Dubbling Climate change as the primary cause for the latest heatwave in India, scientists from across the world who joined hands to study the 2022 heatwave in India and Pakistan--estimated to have led to about 90 deaths--said the phenomenon began too early and was 30 times more likely due to human-caused climate change.
As many as 29 researchers from the World Weather Attribution group, including scientists from leading institutes in India, Pakistan, France, the US, the UK and other countries collaborated for the rapid attribution study of the heatwave, termed as a "rare event".
While data for both the countries (from 1979) was considered too short to estimate the exact return period of such a rare event, officials studied data that only covers India (from 1951) and made serious findings.
Under the present climatic condition of 1.2 degrees Celsius global warming, the return period could be around 100 years or one event in a century. However, the continuous rising in the temperature has made things worse. The event is 30 times more likely compared with the pre-Industrial times and 1 degree C warmer.
"Because of climate change, the probability of an event such as that of 2022 has increased by a factor of about 30. With future global warming, heatwaves like this will become even more common and hotter," the study said.
While heatwaves were not uncommon in this part of the world in the pre-monsoon season, prior studies reported the occurrence of such extremes in the later months, primarily May and June. More importantly, earlier studies had said heatwaves in India were common in north-central parts and coastal regions of eastern India.

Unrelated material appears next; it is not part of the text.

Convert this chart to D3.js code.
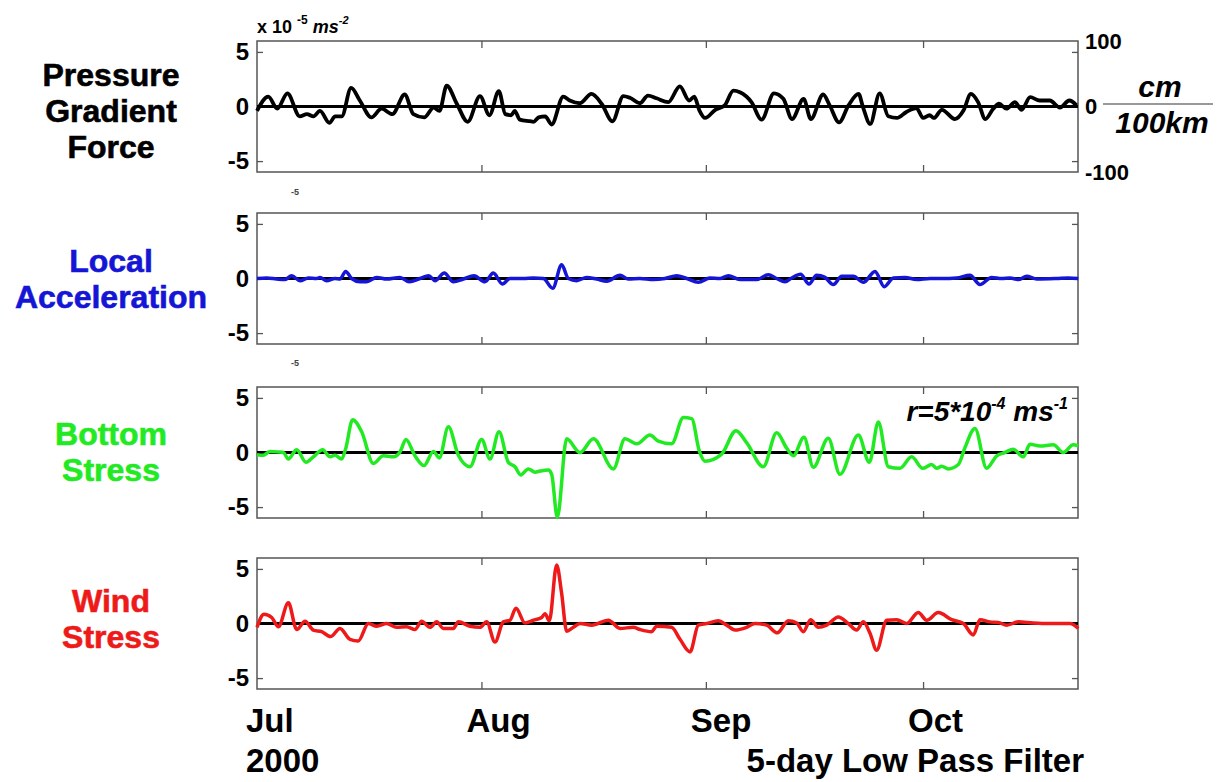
<!DOCTYPE html>
<html>
<head>
<meta charset="utf-8">
<script src="https://cdn.jsdelivr.net/npm/d3@7"></script>
<style>
  body { margin: 0; background: #fff; }
  text { font-family: "Liberation Sans", Arial, sans-serif; font-weight: bold; }
</style>
</head>
<body>
<div id="chart"></div>
<script>
// days since 1 Jul 2000, value in 1e-5 m s^-2
const pressureGradient = [
  [0,-0.4],[1.56,0.9],[2.8,-0.2],[4.2,1.2],[5.9,-0.9],[6.9,-0.7],[7.8,-0.9],[8.7,-0.4],[10.0,-1.5],[10.8,-0.9],
  [11.7,-0.9],[13.0,1.7],[14.2,0.55],[15.8,-1.0],[17.2,-0.2],[18.7,-0.7],[20.4,1.1],[21.6,-0.7],[23.1,-1.0],[24.4,-0.1],
  [25.2,-0.4],[26.2,1.9],[27.6,0.25],[29.1,-1.4],[30.8,0.95],[32.1,-0.8],[33.4,1.4],[34.3,-0.7],[35.1,-0.8],[35.6,-0.4],
  [36.3,-1.2],[37.7,-1.35],[38.2,-1.4],[38.9,-1.0],[39.8,-0.9],[40.7,-1.65],[42.3,0.9],[43.2,0.55],[44.6,0.3],[46.2,1.15],
  [47.6,0.25],[49.1,-1.35],[50.6,0.95],[51.5,0.8],[52.9,0.3],[54.0,1.0],[55.2,0.75],[56.8,0.4],[58.4,1.85],[59.7,0.55],
  [60.4,0.9],[61.1,-0.35],[61.9,-1.05],[63.3,-0.3],[64.6,0.1],[65.8,1.45],[66.7,1.3],[68.3,0.4],[69.7,-1.2],[71.4,1.2],
  [72.7,0.7],[73.9,-1.15],[75.5,0.7],[76.5,-1.15],[78.2,1.1],[79.1,0.1],[80.4,-1.45],[81.7,0.1],[83.1,1.15],[83.7,-0.05],
  [84.7,-1.6],[86.0,1.2],[87.2,-0.9],[88.4,-1.05],[89.7,-0.5],[91.1,-0.15],[92.0,-1.05],[92.9,-0.8],[93.5,-1.05],[94.6,-0.3],
  [96.4,-1.15],[97.6,-0.35],[98.6,1.15],[99.6,0.4],[100.6,-1.15],[101.7,-0.2],[102.5,0.25],[103.5,-0.2],[104.7,0.4],[105.6,-0.3],
  [106.8,0.85],[108.1,0.55],[109.5,0.55],[110.9,-0.1],[112.2,0.55],[113.2,0.1]
];

const localAccel = [
  [0,0],[1.34,0.05],[2.72,-0.05],[3.87,-0.1],[4.79,0.25],[5.94,-0.2],[7.09,0.05],[8.24,0],[8.7,0.1],[9.62,-0.2],
  [10.77,0],[11.46,-0.05],[12.25,0.65],[13.07,0],[14.23,-0.3],[15.15,-0.3],[16.53,0.1],[17.91,-0.05],[19.75,0.1],[21.04,-0.3],
  [22.51,0],[23.71,0.25],[24.59,-0.2],[25.87,0.5],[27.12,-0.3],[28.5,-0.05],[29.97,0.25],[31.49,-0.3],[32.64,0.5],[33.89,-0.5],
  [34.94,0],[36.79,0],[38.17,0.05],[39.55,0],[40.84,-0.9],[42.08,1.25],[43.0,0],[44.15,-0.2],[45.53,0.1],[46.91,-0.05],
  [48.3,-0.25],[50.14,0.3],[51.29,-0.05],[52.9,0],[54.74,-0.1],[56.35,0],[57.97,0.25],[59.35,0],[60.96,-0.35],[62.57,0.05],
  [63.95,0],[65.1,0.25],[66.71,-0.1],[69.02,-0.1],[70.62,0.35],[71.78,0],[72.93,-0.3],[73.85,0.05],[75.09,0.4],[76.24,-0.5],
  [77.3,0.3],[78.45,0.1],[79.6,-0.55],[80.76,0.2],[82.37,0.2],[83.75,-0.35],[85.36,0.65],[86.65,-0.75],[87.89,0.05],[89.5,0.1],
  [91.12,-0.1],[92.96,0],[94.57,0],[96.64,0.05],[98.48,0.3],[99.86,-0.55],[101.47,0.1],[102.85,0],[104.0,0.05],[105.16,-0.1],
  [106.31,0.2],[107.69,-0.05],[110.45,0],[112.07,0.05],[113.44,0]
];

const bottomStress = [
  [0,-0.2],[0.87,-0.25],[1.8,0.1],[2.95,0.05],[3.64,0],[4.33,-0.6],[5.48,0.25],[6.77,-0.9],[7.78,-0.4],[9.07,0.25],
  [10.08,-0.4],[10.77,-0.25],[11.69,-0.6],[12.25,0.35],[13.21,3.0],[14.46,1.9],[16.07,-1.0],[17.45,-0.3],[18.83,-0.4],[19.75,0.05],
  [20.58,1.2],[21.82,-0.3],[23.07,-1.2],[24.36,0.1],[25.18,-0.5],[26.43,2.35],[27.81,-0.25],[29.42,-1.3],[31.03,1.2],[32.18,-0.6],
  [33.43,1.9],[34.72,-0.9],[35.64,-1.3],[36.42,-2.05],[37.48,-1.5],[38.4,-1.8],[39.09,-1.7],[40.24,-1.6],[40.7,-2.0],[41.48,-5.95],
  [42.77,1.25],[44.61,0],[46.46,1.25],[49.22,-1.5],[50.83,1.25],[52.44,0.8],[54.28,1.6],[55.43,1.05],[57.27,0.8],[58.89,3.2],
  [60.04,3.1],[61.09,0.15],[61.88,-0.8],[64.18,-0.15],[66.16,2.0],[67.63,0.9],[69.93,-1.3],[71.78,1.8],[73.16,0.4],[74.08,-0.3],
  [75.55,1.4],[76.84,-1.35],[78.91,1.3],[80.52,-2.0],[83.06,1.6],[84.58,-0.9],[85.82,2.8],[87.2,-1.3],[88.81,-1.45],[90.43,-0.4],
  [91.94,-1.45],[93.19,-1.1],[93.88,-1.45],[94.57,-1.25],[95.49,-1.5],[96.87,-1.1],[97.79,0.45],[99.17,2.2],[100.78,-1.45],[102.17,-0.3],
  [103.31,0],[104.47,0.3],[105.84,-0.4],[106.77,0.75],[108.15,0.6],[109.99,0.7],[111.37,0],[112.75,0.7],[113.44,0.6]
];

const windStress = [
  [0,-0.35],[0.97,0.85],[2.03,0.55],[2.95,-0.3],[4.33,1.9],[5.48,-0.55],[6.63,0.2],[7.78,-0.6],[8.93,-0.75],[10.17,-1.2],
  [11.46,-0.45],[12.85,-1.45],[13.99,-1.6],[15.38,0],[16.53,-0.25],[17.91,0],[19.29,-0.35],[20.67,-0.3],[21.82,-0.55],[22.74,0.2],
  [23.9,-0.35],[24.82,0.15],[25.74,-0.45],[27.12,-0.45],[27.81,0.15],[29.42,-0.25],[30.8,-0.35],[31.72,0.15],[32.87,-1.7],[34.02,0.15],
  [34.94,0.3],[35.77,1.4],[37.02,0.05],[38.17,0.3],[39.32,0.55],[39.78,0.9],[40.38,0.25],[41.39,5.35],[42.08,2.75],[42.77,-0.7],
  [43.69,-0.35],[44.61,0],[46.22,-0.15],[48.53,0.3],[50.14,-0.45],[51.98,-0.35],[52.9,-0.55],[54.51,-0.75],[55.2,-0.25],[57.27,-0.35],
  [58.43,-1.45],[59.81,-2.6],[60.96,-0.15],[62.11,0],[63.72,0.25],[64.87,-0.15],[66.02,-0.6],[67.63,-0.35],[68.78,0],[70.39,-0.15],
  [71.87,-0.85],[73.39,0.25],[74.54,0.05],[75.46,-0.75],[76.47,0.35],[77.53,-0.35],[78.68,-0.15],[80.29,0.6],[81.67,0],[82.83,-0.6],
  [83.75,0.15],[84.67,-0.9],[85.59,-2.45],[86.97,0.3],[88.35,0.35],[89.73,0],[91.34,1.0],[92.5,0.3],[94.1,1.0],[95.95,0.35],
  [97.56,0],[98.94,-1.05],[99.86,0.35],[101.24,0.15],[102.39,0.1],[103.55,-0.15],[105.16,0.15],[107.23,0.05],[109.53,0],[112.29,0],
  [113.44,-0.45]
];

const seriesList = [pressureGradient, localAccel, bottomStress, windStress];
const seriesNames = [["Pressure", "Gradient", "Force"], ["Local", "Acceleration"], ["Bottom", "Stress"], ["Wind", "Stress"]];
const seriesColors = ["#000000", "#1515d6", "#22ea22", "#ee1a1a"];

const yTicks = [5, 0, -5];
const rightTicks = [100, 0, -100];
const monthNames = ["Jul", "Aug", "Sep", "Oct"];
const monthDays = [0, 31, 62, 92];
const dayEnd = 113.4;

const W = 1220, H = 782;
const left = 257, right = 1078;
const panelTops = [41, 213, 387, 558];
const panelH = 131;
const labelShift = [4, 0, -1, -5];

const svg = d3.select("#chart").append("svg")
  .attr("width", W)
  .attr("height", H);

const x = d3.scaleLinear().domain([0, dayEnd]).range([left, right]);
const plain = d => String(d);   // hyphen minus, like the original

seriesList.forEach((data, i) => {
  const top = panelTops[i];
  const y = d3.scaleLinear().domain([-6, 6]).range([top + panelH, top]);
  const g = svg.append("g");

  // frame
  g.append("rect")
    .attr("x", left).attr("y", top)
    .attr("width", right - left).attr("height", panelH)
    .attr("fill", "none").attr("stroke", "#555").attr("stroke-width", 1.5);

  // left ticks + labels
  g.append("g")
    .attr("transform", `translate(${left},0)`)
    .call(d3.axisLeft(y).tickValues(yTicks).tickSize(-6).tickPadding(8).tickFormat(plain))
    .call(a => a.select(".domain").remove())
    .call(a => a.selectAll("line").attr("stroke", "#555").attr("stroke-width", 1.3))
    .call(a => a.selectAll("text").attr("font-size", 24).attr("fill", "#000")
      .attr("font-family", "Liberation Sans, Arial, sans-serif").attr("font-weight", "bold"));

  // right ticks
  g.append("g")
    .attr("transform", `translate(${right},0)`)
    .call(d3.axisRight(y).tickValues([5, -5]).tickSize(-6).tickFormat(""))
    .call(a => a.select(".domain").remove())
    .call(a => a.selectAll("line").attr("stroke", "#555").attr("stroke-width", 1.3));

  // month ticks top and bottom
  const months = monthDays.slice(1);
  g.append("g")
    .attr("transform", `translate(0,${top + panelH})`)
    .call(d3.axisBottom(x).tickValues(months).tickSize(-7).tickFormat(""))
    .call(a => a.select(".domain").remove())
    .call(a => a.selectAll("line").attr("stroke", "#555").attr("stroke-width", 1.3));
  g.append("g")
    .attr("transform", `translate(0,${top})`)
    .call(d3.axisTop(x).tickValues(months).tickSize(-7).tickFormat(""))
    .call(a => a.select(".domain").remove())
    .call(a => a.selectAll("line").attr("stroke", "#555").attr("stroke-width", 1.3));

  // zero line
  g.append("line")
    .attr("x1", left).attr("x2", right)
    .attr("y1", y(0)).attr("y2", y(0))
    .attr("stroke", "#000").attr("stroke-width", 3.2);

  // series
  const line = d3.line()
    .x(d => x(d[0]))
    .y(d => y(d[1]))
    .curve(d3.curveMonotoneX);
  g.append("path")
    .datum(data)
    .attr("d", line)
    .attr("fill", "none")
    .attr("stroke", seriesColors[i])
    .attr("stroke-width", i === 0 ? 3.8 : 3.5)
    .attr("stroke-linejoin", "round");

  // panel name
  const names = seriesNames[i];
  const t = svg.append("text")
    .attr("text-anchor", "middle")
    .attr("font-size", 32)
    .attr("fill", seriesColors[i])
    .attr("stroke", seriesColors[i])
    .attr("stroke-width", 0.6);
  names.forEach((n, k) => {
    t.append("tspan")
      .attr("x", 111)
      .attr("y", y(0) + labelShift[i] + 11 + (k - (names.length - 1) / 2) * 36)
      .text(n);
  });

  // right axis for first panel (cm / 100km)
  if (i === 0) {
    const yr = d3.scaleLinear().domain([-100, 100]).range([top + panelH, top]);
    svg.append("g")
      .attr("transform", `translate(${right},0)`)
      .call(d3.axisRight(yr).tickValues(rightTicks).tickSize(0).tickPadding(7).tickFormat(plain))
      .call(a => a.select(".domain").remove())
      .call(a => a.selectAll("text").attr("font-size", 22).attr("fill", "#000")
        .attr("font-family", "Liberation Sans, Arial, sans-serif").attr("font-weight", "bold"));
  }
});

// unit label top left
const unit = svg.append("text").attr("x", 257).attr("y", 33).attr("font-size", 18);
unit.append("tspan").text("x 10 ");
unit.append("tspan").attr("font-size", 12).attr("dy", -9).text("-5");
unit.append("tspan").attr("font-style", "italic").attr("dy", 9).text(" ms");
unit.append("tspan").attr("font-size", 11).attr("dy", -9).attr("font-style", "italic").text("-2");

// tiny stray exponents
[195, 366].forEach(yy => {
  svg.append("text").attr("x", 291).attr("y", yy).attr("font-size", 9)
    .attr("font-weight", "normal").attr("fill", "#444").text("-5");
});

// cm / 100km
svg.append("text").attr("x", 1160).attr("y", 97).attr("text-anchor", "middle")
  .attr("font-size", 30).attr("font-style", "italic").text("cm");
svg.append("line").attr("x1", 1103).attr("x2", 1213).attr("y1", 104).attr("y2", 104)
  .attr("stroke", "#777").attr("stroke-width", 1.5);
svg.append("text").attr("x", 1162).attr("y", 133).attr("text-anchor", "middle")
  .attr("font-size", 30).attr("font-style", "italic").text("100km");

// friction coefficient label
const rl = svg.append("text").attr("x", 1068).attr("y", 421).attr("text-anchor", "end")
  .attr("font-size", 28).attr("font-style", "italic");
rl.append("tspan").text("r=5*10");
rl.append("tspan").attr("font-size", 16).attr("dy", -12).text("-4");
rl.append("tspan").attr("dy", 12).text(" ms");
rl.append("tspan").attr("font-size", 16).attr("dy", -12).text("-1");

// month labels
monthNames.forEach((m, k) => {
  svg.append("text").attr("x", Math.max(246, x(monthDays[k]) - 15)).attr("y", 732)
    .attr("font-size", 33).text(m);
});
svg.append("text").attr("x", 246).attr("y", 772).attr("font-size", 33).text("2000");
svg.append("text").attr("x", 1084).attr("y", 772).attr("text-anchor", "end")
  .attr("font-size", 33).text("5-day Low Pass Filter");
</script>
</body>
</html>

It changed this year as almost 70% of India and 30% of Pakistan were affected by heatwaves in April and May. "The heat reduced India's wheat crop yields, causing the government to reverse an earlier plan to supplement the global wheat supply that has been impacted by the war in Ukraine," the study said.
The shortage of coal in India led to power outages that limited the access to cooling, compounding health impacts and forcing millions of people to use coping mechanisms such as limiting activity to the early morning and evening.

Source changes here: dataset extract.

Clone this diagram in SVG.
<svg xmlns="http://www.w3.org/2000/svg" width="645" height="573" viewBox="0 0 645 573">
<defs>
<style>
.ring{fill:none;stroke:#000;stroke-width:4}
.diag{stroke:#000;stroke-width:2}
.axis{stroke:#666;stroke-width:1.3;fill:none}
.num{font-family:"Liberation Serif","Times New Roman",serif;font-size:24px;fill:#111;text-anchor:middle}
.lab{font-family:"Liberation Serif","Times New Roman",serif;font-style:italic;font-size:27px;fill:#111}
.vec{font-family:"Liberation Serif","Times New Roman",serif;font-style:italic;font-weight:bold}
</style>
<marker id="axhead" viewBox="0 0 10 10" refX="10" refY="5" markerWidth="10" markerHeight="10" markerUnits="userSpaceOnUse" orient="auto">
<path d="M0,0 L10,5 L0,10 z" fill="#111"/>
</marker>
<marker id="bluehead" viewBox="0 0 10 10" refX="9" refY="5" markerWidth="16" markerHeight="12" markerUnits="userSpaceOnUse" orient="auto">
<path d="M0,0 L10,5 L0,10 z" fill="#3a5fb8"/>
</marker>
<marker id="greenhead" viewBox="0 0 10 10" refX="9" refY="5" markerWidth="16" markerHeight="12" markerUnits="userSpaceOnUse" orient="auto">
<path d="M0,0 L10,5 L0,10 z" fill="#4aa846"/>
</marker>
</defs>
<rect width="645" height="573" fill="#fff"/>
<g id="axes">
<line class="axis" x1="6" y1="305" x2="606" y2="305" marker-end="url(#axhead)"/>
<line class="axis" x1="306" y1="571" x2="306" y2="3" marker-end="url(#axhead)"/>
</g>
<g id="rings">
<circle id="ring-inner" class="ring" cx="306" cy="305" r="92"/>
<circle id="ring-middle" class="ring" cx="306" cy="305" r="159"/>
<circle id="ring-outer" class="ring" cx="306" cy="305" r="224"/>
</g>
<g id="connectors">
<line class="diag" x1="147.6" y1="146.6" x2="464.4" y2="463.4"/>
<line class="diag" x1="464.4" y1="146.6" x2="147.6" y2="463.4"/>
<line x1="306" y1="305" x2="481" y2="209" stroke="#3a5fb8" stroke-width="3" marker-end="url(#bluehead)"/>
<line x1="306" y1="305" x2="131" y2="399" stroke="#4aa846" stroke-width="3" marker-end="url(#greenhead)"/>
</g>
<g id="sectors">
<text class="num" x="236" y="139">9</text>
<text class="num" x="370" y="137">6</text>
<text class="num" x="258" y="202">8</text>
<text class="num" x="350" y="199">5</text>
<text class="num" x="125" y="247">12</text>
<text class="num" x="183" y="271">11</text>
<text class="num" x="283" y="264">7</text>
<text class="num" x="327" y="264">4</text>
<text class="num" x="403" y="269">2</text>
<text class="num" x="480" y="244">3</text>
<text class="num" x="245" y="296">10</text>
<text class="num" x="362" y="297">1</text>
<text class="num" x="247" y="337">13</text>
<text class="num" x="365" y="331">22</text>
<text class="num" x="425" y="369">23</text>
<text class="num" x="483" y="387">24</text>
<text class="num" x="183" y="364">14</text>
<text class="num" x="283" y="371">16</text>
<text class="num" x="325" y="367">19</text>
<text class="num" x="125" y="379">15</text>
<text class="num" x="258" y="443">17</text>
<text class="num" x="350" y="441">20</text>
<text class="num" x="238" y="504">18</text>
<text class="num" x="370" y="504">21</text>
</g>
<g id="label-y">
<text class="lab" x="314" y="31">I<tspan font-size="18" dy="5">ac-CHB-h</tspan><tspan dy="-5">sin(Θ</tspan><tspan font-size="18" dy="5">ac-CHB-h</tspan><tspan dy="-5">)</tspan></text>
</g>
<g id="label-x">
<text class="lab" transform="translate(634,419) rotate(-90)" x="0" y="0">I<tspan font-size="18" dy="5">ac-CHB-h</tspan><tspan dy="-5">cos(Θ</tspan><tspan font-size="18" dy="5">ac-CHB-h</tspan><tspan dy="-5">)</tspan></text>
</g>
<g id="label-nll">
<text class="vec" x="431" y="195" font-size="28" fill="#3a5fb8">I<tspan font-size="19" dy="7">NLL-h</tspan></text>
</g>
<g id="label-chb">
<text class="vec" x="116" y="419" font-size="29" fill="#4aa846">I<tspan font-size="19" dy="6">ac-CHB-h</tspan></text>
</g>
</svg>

The study 'Climate Change made devastating early heat in India and Pakistan 30 times more likely', is yet to be peer-reviewed.
Mariam Zacharia, one of the 29 authors, said the scientists took the observations and tested the data with climate models to investigate the phenomenon with and without climate change scenarios.
Aditi K Kapoor from RCRC Climate Centre said street vendors, construction and farm workers, traffic police and those who were exposed to the hot weather suffered the most. She said the heatwave action plans have to be scaled up to cover the protection of the livelihoods of the vulnerable.